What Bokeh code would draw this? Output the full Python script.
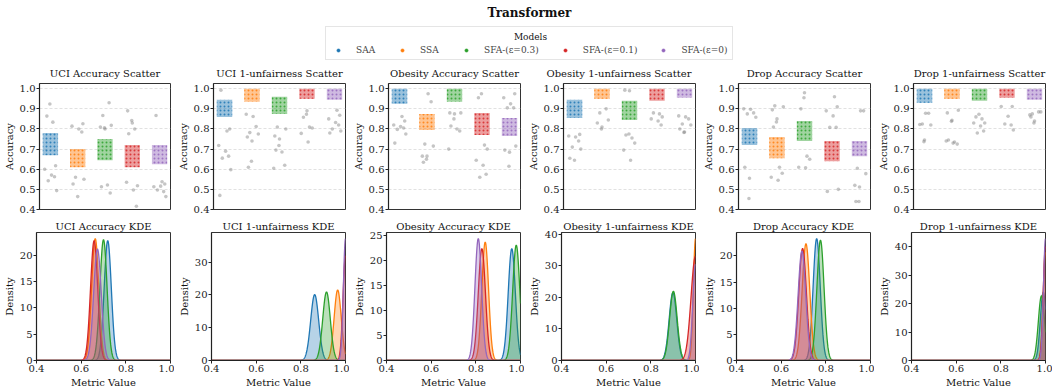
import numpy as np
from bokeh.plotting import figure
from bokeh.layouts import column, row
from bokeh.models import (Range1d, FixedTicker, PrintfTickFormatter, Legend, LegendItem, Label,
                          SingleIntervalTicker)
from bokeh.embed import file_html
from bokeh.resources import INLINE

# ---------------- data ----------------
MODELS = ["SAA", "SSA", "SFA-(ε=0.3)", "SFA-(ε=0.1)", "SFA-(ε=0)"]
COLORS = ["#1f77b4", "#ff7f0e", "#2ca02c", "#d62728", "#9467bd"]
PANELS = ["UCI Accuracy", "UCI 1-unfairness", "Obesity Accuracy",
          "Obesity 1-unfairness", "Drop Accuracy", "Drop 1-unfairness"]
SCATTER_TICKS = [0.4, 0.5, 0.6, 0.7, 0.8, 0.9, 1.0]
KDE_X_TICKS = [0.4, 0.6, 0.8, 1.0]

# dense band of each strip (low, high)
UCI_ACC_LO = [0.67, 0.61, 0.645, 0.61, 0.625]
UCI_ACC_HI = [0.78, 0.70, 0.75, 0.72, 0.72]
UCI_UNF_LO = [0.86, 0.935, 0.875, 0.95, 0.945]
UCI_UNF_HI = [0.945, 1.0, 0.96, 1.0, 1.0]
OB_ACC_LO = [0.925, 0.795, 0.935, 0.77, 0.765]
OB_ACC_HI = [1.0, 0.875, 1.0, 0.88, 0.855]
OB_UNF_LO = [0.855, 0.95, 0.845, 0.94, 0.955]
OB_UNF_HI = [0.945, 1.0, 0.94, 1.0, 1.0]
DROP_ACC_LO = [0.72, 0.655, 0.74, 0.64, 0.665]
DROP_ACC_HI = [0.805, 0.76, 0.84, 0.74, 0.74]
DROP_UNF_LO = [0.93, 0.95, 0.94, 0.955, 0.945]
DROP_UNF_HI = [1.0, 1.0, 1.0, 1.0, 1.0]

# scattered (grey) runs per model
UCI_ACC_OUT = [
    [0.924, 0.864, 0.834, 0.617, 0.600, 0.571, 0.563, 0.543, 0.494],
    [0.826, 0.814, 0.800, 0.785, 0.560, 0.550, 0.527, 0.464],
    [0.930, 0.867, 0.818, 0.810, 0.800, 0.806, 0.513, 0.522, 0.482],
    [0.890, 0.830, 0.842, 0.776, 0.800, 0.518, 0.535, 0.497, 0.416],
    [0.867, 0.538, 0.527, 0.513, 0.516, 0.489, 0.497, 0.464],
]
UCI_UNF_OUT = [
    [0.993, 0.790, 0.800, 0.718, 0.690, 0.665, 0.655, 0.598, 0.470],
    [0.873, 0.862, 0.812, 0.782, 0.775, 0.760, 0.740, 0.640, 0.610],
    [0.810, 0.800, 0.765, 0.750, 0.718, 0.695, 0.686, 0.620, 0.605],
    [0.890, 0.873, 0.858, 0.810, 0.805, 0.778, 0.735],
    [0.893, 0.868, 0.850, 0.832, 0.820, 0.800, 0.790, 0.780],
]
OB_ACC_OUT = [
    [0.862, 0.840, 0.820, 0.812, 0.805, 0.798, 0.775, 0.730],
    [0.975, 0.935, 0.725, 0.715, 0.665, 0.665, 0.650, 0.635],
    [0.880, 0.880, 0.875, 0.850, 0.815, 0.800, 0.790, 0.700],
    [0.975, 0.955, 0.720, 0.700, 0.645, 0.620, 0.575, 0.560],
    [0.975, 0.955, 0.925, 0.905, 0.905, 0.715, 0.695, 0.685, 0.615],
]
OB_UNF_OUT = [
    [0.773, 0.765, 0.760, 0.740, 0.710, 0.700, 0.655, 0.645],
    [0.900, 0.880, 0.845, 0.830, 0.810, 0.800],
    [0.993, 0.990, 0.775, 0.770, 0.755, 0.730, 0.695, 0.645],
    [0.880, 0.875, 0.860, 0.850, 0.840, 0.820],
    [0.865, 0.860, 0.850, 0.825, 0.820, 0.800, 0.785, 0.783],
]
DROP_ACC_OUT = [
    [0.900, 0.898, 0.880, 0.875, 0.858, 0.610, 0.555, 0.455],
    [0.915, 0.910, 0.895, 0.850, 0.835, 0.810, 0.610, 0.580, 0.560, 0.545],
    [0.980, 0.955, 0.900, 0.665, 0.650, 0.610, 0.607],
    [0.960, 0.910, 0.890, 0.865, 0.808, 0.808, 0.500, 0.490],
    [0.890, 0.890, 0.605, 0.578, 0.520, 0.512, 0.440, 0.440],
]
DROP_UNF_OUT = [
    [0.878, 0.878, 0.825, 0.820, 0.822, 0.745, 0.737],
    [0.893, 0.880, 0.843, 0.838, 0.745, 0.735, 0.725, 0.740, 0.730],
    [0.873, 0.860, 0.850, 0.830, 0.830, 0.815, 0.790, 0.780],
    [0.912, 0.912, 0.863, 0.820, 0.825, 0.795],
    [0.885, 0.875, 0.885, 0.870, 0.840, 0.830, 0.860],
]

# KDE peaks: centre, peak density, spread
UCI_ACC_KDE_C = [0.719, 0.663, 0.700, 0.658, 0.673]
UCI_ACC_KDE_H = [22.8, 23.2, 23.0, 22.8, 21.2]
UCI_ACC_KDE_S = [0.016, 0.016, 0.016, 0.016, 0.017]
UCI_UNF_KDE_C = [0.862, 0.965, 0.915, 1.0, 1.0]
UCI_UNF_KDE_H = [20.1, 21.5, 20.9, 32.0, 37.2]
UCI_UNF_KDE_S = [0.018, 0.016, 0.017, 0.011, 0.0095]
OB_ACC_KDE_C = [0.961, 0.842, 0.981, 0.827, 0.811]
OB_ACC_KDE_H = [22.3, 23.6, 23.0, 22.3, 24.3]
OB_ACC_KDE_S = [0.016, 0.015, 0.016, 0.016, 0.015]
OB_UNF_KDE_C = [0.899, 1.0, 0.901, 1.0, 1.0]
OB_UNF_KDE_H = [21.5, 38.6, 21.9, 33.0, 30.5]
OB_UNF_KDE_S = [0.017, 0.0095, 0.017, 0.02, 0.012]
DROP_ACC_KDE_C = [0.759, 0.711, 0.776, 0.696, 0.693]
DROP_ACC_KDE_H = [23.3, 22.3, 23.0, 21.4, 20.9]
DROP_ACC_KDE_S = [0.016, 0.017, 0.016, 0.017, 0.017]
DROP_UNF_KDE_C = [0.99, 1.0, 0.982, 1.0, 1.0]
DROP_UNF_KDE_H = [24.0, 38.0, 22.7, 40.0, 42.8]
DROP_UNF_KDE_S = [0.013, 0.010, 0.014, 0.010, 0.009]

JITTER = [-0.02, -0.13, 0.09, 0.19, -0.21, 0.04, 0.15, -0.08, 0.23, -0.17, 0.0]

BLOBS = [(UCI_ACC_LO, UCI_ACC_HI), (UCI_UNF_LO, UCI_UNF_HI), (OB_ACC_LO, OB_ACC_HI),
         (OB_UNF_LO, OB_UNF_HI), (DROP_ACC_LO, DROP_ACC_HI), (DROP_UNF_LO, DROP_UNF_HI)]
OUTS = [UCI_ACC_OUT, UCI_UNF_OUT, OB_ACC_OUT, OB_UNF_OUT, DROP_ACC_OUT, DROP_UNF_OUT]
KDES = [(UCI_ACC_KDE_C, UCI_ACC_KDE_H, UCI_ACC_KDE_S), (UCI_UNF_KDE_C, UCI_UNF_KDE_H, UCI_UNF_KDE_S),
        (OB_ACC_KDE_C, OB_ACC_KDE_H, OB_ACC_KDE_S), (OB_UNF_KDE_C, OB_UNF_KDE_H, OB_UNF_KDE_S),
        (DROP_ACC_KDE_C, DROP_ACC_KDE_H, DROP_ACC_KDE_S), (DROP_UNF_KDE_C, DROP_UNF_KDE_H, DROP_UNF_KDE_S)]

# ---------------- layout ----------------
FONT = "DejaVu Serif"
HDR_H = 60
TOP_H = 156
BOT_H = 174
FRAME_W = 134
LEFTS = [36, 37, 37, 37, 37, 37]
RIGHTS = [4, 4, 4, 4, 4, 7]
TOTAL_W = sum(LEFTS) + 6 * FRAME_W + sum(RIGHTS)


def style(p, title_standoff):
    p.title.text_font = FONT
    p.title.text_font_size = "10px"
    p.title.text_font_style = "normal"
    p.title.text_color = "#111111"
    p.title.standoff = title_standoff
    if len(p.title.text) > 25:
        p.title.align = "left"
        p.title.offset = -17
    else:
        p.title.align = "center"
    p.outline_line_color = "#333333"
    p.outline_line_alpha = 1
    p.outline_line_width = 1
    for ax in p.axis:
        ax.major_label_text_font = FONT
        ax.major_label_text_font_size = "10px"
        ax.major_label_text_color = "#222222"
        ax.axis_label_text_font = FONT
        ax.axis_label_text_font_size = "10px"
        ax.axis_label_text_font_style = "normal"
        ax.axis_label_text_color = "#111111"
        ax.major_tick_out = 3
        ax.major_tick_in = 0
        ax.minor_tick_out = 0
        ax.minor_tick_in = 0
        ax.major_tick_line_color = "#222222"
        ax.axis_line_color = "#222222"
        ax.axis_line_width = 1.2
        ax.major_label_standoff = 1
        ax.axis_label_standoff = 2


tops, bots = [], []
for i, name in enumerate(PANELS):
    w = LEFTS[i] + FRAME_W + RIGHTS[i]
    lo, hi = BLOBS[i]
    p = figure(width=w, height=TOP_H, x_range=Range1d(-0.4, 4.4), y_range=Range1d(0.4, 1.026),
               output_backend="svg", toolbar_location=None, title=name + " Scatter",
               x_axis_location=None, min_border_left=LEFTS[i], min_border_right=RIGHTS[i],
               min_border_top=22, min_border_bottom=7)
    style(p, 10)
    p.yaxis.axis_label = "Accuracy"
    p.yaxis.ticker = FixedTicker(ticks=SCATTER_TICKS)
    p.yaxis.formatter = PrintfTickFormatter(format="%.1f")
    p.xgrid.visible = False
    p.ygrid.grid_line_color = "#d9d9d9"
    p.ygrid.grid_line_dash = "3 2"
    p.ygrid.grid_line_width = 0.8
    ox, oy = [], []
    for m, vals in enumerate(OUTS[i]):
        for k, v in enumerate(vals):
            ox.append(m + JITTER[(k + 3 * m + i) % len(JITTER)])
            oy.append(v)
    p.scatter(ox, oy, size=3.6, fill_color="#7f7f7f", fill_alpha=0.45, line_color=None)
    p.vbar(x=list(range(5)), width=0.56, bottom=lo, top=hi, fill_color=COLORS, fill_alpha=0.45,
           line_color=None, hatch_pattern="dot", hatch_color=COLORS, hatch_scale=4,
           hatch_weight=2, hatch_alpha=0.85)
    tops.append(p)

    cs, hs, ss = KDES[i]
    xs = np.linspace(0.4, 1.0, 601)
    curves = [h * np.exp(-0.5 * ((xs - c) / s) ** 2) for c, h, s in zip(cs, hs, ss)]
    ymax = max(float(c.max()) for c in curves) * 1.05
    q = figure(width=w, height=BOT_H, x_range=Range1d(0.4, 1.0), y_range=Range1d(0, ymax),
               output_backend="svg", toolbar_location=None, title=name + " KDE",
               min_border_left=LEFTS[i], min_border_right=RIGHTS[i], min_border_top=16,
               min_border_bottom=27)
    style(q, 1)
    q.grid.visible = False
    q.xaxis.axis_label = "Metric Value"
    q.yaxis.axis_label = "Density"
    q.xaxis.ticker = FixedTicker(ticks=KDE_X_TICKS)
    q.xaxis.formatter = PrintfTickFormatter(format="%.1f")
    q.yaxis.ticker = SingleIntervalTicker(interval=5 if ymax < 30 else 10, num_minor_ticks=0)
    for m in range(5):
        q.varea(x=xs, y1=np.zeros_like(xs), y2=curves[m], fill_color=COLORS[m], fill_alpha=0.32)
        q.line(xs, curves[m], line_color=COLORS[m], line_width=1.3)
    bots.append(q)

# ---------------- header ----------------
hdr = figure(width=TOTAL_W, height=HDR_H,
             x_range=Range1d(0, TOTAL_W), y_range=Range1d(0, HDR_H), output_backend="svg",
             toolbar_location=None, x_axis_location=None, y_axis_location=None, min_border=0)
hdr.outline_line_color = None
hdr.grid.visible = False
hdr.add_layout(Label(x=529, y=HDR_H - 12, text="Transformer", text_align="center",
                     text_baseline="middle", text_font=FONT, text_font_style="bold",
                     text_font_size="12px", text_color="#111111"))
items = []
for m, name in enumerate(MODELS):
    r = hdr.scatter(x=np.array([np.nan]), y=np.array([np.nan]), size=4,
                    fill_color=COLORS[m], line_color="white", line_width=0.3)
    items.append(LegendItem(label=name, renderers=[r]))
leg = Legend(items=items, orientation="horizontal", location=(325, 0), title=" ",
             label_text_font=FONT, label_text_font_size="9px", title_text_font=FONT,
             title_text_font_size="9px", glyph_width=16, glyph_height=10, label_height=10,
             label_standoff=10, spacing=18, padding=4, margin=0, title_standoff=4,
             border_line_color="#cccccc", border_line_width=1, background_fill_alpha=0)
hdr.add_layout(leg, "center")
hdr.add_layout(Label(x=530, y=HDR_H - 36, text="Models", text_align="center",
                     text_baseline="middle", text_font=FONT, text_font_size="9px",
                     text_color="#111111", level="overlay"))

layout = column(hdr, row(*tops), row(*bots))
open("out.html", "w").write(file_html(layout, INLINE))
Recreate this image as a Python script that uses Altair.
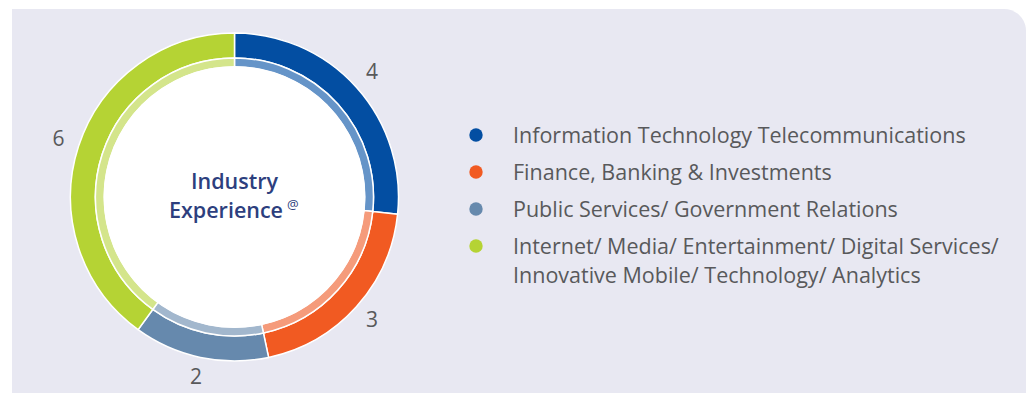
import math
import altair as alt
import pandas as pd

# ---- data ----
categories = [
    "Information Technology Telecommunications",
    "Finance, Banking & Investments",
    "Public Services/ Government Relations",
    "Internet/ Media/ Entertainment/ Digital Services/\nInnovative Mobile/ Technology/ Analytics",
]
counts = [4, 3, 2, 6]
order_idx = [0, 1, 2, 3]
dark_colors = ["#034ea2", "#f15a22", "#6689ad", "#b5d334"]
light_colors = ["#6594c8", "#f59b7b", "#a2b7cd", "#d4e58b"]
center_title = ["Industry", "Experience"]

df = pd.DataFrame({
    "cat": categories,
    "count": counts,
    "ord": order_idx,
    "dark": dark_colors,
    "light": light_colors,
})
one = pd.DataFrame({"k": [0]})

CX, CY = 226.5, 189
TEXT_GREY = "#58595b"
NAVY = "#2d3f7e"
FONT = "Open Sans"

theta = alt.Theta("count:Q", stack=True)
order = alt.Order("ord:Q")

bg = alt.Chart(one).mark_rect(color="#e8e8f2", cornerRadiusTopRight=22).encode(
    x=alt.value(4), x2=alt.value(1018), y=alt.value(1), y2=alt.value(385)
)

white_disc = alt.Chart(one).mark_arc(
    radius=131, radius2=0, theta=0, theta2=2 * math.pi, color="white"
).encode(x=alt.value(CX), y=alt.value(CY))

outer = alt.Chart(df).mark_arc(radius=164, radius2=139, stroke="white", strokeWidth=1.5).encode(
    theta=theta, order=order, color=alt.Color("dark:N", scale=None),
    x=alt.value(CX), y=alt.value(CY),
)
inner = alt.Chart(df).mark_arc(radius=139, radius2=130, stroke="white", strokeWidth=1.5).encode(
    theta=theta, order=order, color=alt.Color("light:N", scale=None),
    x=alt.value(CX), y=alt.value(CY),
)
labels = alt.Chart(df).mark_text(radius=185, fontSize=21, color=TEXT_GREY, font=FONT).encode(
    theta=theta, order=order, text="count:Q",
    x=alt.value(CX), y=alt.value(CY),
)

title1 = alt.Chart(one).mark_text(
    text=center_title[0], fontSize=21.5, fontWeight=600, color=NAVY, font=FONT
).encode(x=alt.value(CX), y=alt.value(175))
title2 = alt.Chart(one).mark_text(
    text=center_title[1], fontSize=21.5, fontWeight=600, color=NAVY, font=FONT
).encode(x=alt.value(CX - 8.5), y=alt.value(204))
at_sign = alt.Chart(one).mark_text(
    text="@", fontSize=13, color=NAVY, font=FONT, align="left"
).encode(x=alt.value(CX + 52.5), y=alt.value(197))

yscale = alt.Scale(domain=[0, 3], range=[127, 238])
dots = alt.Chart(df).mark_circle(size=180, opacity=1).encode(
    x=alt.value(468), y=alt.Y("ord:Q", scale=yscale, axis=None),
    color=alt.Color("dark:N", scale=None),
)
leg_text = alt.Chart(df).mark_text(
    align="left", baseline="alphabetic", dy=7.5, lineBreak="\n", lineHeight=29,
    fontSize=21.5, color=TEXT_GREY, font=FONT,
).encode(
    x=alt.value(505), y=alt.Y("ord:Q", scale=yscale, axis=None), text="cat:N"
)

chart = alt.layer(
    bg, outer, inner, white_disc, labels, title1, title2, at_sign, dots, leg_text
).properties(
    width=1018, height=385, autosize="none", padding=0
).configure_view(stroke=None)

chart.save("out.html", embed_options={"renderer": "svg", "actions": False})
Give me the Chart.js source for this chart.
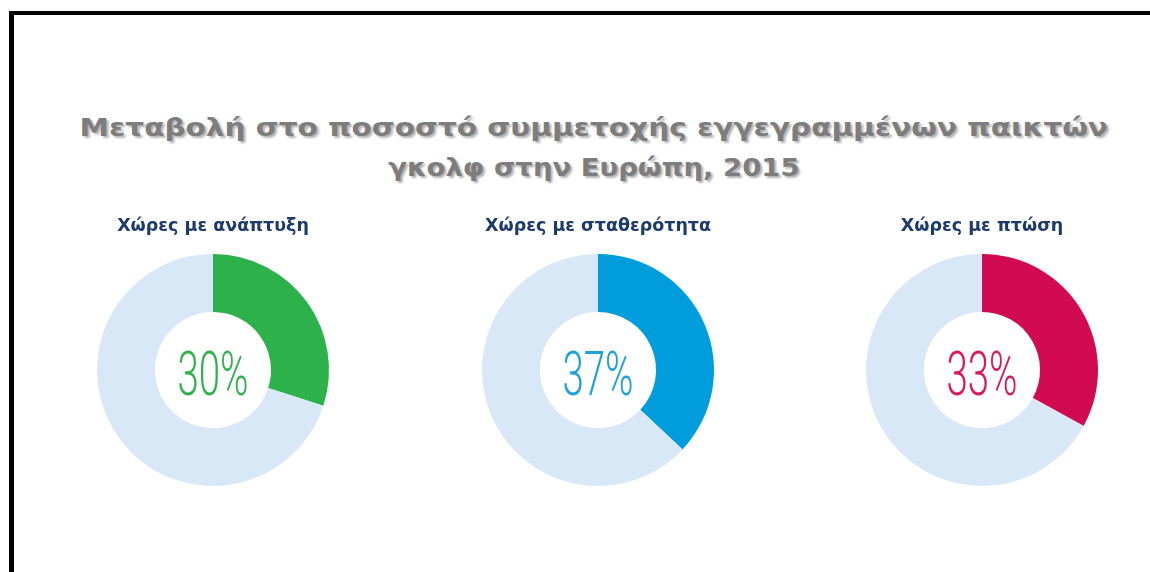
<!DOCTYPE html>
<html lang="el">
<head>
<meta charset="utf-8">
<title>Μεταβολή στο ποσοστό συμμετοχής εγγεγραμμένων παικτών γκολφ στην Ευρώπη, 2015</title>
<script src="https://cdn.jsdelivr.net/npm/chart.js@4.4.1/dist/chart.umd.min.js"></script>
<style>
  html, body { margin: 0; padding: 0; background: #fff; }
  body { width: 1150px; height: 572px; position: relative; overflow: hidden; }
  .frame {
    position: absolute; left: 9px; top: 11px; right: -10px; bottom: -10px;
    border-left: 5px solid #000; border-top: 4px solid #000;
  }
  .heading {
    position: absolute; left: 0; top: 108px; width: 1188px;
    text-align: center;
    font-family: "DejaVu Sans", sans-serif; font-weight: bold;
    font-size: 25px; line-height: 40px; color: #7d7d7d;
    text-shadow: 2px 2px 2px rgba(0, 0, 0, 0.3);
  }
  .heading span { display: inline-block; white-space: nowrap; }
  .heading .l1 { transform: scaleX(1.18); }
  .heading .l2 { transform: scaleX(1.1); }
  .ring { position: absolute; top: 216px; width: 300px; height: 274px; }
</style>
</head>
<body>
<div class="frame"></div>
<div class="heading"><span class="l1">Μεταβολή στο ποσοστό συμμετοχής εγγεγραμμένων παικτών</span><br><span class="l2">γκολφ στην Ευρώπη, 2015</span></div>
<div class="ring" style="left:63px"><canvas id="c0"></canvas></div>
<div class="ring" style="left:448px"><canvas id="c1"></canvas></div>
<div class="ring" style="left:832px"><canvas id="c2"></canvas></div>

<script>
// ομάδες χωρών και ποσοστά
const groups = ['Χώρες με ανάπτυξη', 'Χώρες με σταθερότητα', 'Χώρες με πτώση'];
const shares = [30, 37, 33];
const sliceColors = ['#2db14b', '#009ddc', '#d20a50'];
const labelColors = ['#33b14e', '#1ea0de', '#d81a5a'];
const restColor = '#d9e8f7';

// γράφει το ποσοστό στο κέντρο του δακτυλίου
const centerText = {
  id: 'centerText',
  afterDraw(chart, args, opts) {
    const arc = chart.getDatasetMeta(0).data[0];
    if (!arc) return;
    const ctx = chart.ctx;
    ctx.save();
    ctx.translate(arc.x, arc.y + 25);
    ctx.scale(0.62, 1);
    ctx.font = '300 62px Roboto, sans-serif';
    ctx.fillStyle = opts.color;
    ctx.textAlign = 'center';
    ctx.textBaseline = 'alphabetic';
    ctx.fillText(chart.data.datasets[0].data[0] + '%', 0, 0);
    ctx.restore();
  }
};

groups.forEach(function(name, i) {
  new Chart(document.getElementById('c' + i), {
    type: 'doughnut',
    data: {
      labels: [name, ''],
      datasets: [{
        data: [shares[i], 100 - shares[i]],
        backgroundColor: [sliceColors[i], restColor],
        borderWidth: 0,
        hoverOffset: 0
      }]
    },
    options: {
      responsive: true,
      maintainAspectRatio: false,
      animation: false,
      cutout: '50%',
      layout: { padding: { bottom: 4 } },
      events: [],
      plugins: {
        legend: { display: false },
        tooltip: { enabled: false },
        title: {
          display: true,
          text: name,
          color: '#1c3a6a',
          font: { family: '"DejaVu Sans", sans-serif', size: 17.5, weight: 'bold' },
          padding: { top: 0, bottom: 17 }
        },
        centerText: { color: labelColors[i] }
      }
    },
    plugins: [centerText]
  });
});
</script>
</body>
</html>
——
**INSTRUCTIONS TO FOLLOW:**
Repeat the lines from where the entries begin to the line with "from bokeh.resources import INLINE", both included. Any picture is left out.

**OUTPUT:**
What Bokeh code would draw this? Output the full Python script.
import numpy as np
from bokeh.plotting import figure
from bokeh.layouts import column, row
from bokeh.models import (Range1d, FixedTicker, PrintfTickFormatter, Legend, LegendItem, Label,
                          SingleIntervalTicker)
from bokeh.embed import file_html
from bokeh.resources import INLINE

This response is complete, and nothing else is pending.